Anti Matter (2017) Review
Smart sci-fi thriller is a challenging and entertaining experience.
Anti Matter is a 2017 sci-fi thriller about an Oxford PhD student who finds herself unable to build new memories following an experiment to generate and travel through a wormhole.
Most big-studio sci-fi movies have steadily devolved from Stanley Kubrick‘s mind-bending 2001: A Space Odyssey to loud, visual effects-driven films that do less to challenge an audience than fill the screen with action. Few modern films push viewers to really think about what is happening in the story, unafraid to use science and science language to build a smart experience. It takes smaller films like Shane Carruth‘s time travel movie Primer or James Ward Byrkit‘s Coherence to take big leaps and the latest to do such is Keir Burrows‘s Anti Matter, a gripping, intelligent thriller that does the genre right.
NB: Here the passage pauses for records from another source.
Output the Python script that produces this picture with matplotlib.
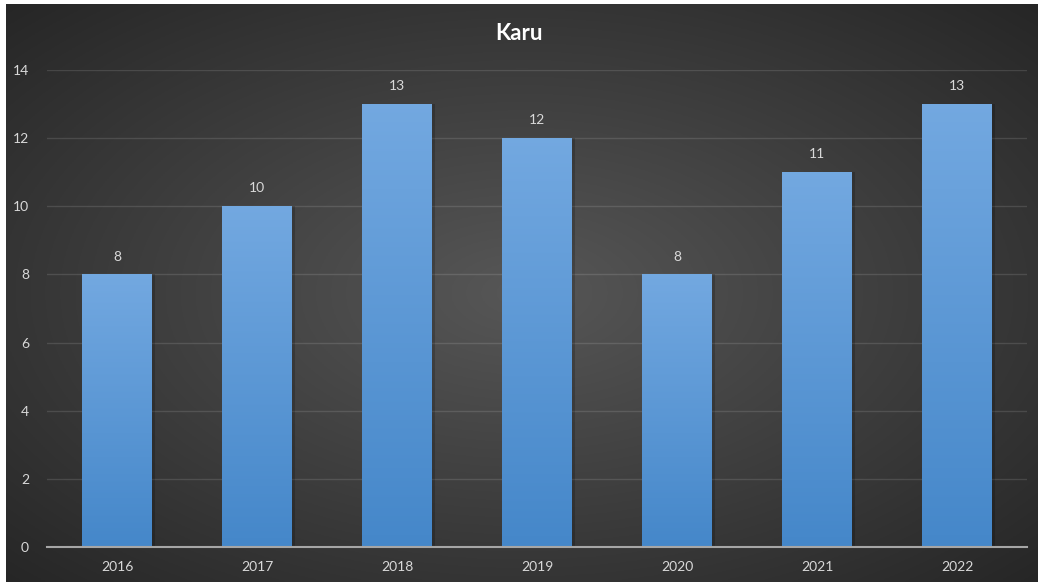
import matplotlib
matplotlib.use("Agg")
from matplotlib import pyplot as plt
import numpy as np

years = ["2016", "2017", "2018", "2019", "2020", "2021", "2022"]
counts = [8, 10, 13, 12, 8, 11, 13]
title = "Karu"

plt.rcParams['font.family'] = ['Lato', 'DejaVu Sans']

fig = plt.figure(figsize=(10.38, 5.82), dpi=100)
fig.patch.set_facecolor("white")

# radial gradient background (chart area, leaves thin white strip top/left)
bg = fig.add_axes([6 / 1038, 0, 1 - 6 / 1038, 1 - 4 / 582])
bg.set_axis_off()
yy, xx = np.mgrid[-1:1:300j, -1:1:500j]
r = np.sqrt(xx ** 2 + yy ** 2) / np.sqrt(2)
shade = 0.34 - 0.19 * r
bg.imshow(np.dstack([shade, shade, shade]), aspect="auto", extent=[0, 1, 0, 1])
bg.set_xlim(0, 1)
bg.set_ylim(0, 1)

ax = fig.add_axes([47 / 1038, 1 - 547 / 582, 980 / 1038, 477 / 582])
ax.patch.set_alpha(0)
x = np.arange(len(years))
width = 0.5
bars = ax.bar(x, counts, width=width, color="none", zorder=3)

# vertical gradient on each bar
grad = np.linspace(0, 1, 256).reshape(-1, 1)
top = np.array([0.45, 0.66, 0.88])
bottom = np.array([0.27, 0.53, 0.79])
img = bottom + (top - bottom) * grad[..., None]
for b in bars:
    x0, h = b.get_x(), b.get_height()
    ax.imshow(img, origin="lower", aspect="auto", zorder=3,
              extent=[x0, x0 + width, 0, h])
    # soft shadow on right side
    ax.add_patch(plt.Rectangle((x0 + width, 0), 0.02, h, color="black",
                               alpha=0.18, zorder=2, lw=0))
    ax.text(x0 + width / 2, h + 0.35, str(int(h)), ha="center", va="bottom",
            color="#d9d9d9", fontsize=10, zorder=4)

ax.set_xlim(-0.5, len(years) - 0.5)
ax.set_ylim(0, 14)
ax.set_yticks(range(0, 15, 2))
ax.set_xticks(x)
ax.set_xticklabels(years)
ax.grid(axis="y", color="#ffffff", alpha=0.12, linewidth=1.0, zorder=1)
ax.set_axisbelow(True)
for s in ["top", "right", "left"]:
    ax.spines[s].set_visible(False)
ax.spines["bottom"].set_color("#a6a6a6")
ax.spines["bottom"].set_linewidth(1.5)
ax.spines["bottom"].set_zorder(5)
ax.tick_params(axis="both", length=0, colors="#d9d9d9", labelsize=10)
ax.tick_params(axis="y", pad=13)
ax.tick_params(axis="x", pad=10)

fig.text(0.5, 1 - 33 / 582, title, ha="center", va="center", color="white",
         fontsize=16, fontweight="bold")

fig.savefig("out.png", dpi=100, facecolor=fig.get_facecolor())
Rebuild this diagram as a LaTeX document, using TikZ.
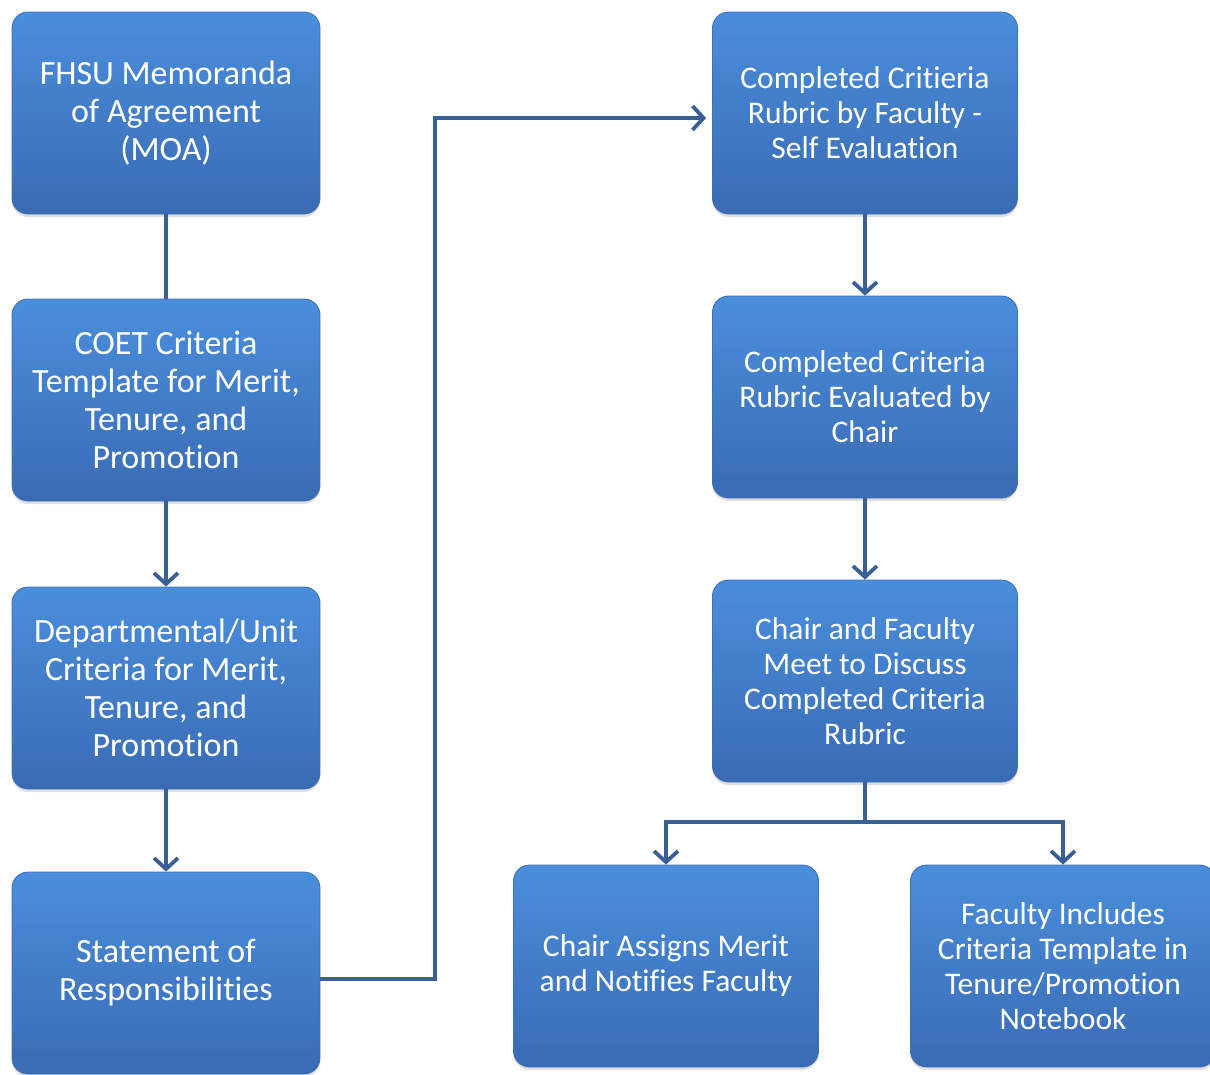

Ana (Yaiza Figueroa), a brilliant student at Oxford, working with colleagues Liv (Philippa Carson) and love interest Nate (Tom Barber-Duffy), have made a startling breakthrough, the ability to pass objects through a small man-made wormhole. From marbles to Rubik’s Cubes to a cat, they soon realize they have created the most important scientific discovery of mankind, but to get funding, they need a wow factor and after drawing sticks, decide to send Ana through. It works, but immediately after things don’t feel right. She’s lost her short term memory and both Liv and Nate are acting odd, not to mention the masked intruder who ransacked her apartment and the continuing feeling that she’s being watched.
There’s something about a smart, science-based mystery that has always appealed to me, all that techno-babble and Frankenstein laboratory gadgetry mixed with a brainy story that just pulls me in, and Anti Matter is loaded front to back in it. Burrow’s doesn’t waste anytime making it clear that this is the kind of movie he’s making, opening with a sensational childhood flashback that segues into a flourish of science-y stuff that is spinetingingly in its confidence and trust in the audience. Not that it’s hard to follow because one of the strongest things going for the movie is Burrow’s creative direction that makes keeping up with the complex storyline very manageable. For an independent film with a small budget, this is quite an achievement as the film is no slouch when it comes to how it looks or how it’s acted.
While it borrows from a few well-known hits, including Christopher Nolan‘s Memento, there is plenty here that’s strikingly original. Ana is a terrific character, losing her grip on reality while she works like a detective to try and figure out what has happened to her. This is where Anti Matter really finds its footing as she is plagued by visions and forced to keep notes so she won’t forget. We are as unstable as she is and piecing it together is the fun part as the clues mount and we learn the truth about her experiment.
Anti Matter is wickedly smart, and while you might think you know what is happening, you can be sure you don’t. This is a rare film that entertains as well as challenges, combining a slick sci-fi adventure with a genuinely emotional experience and a clever, well-earned ending. Highly recommended.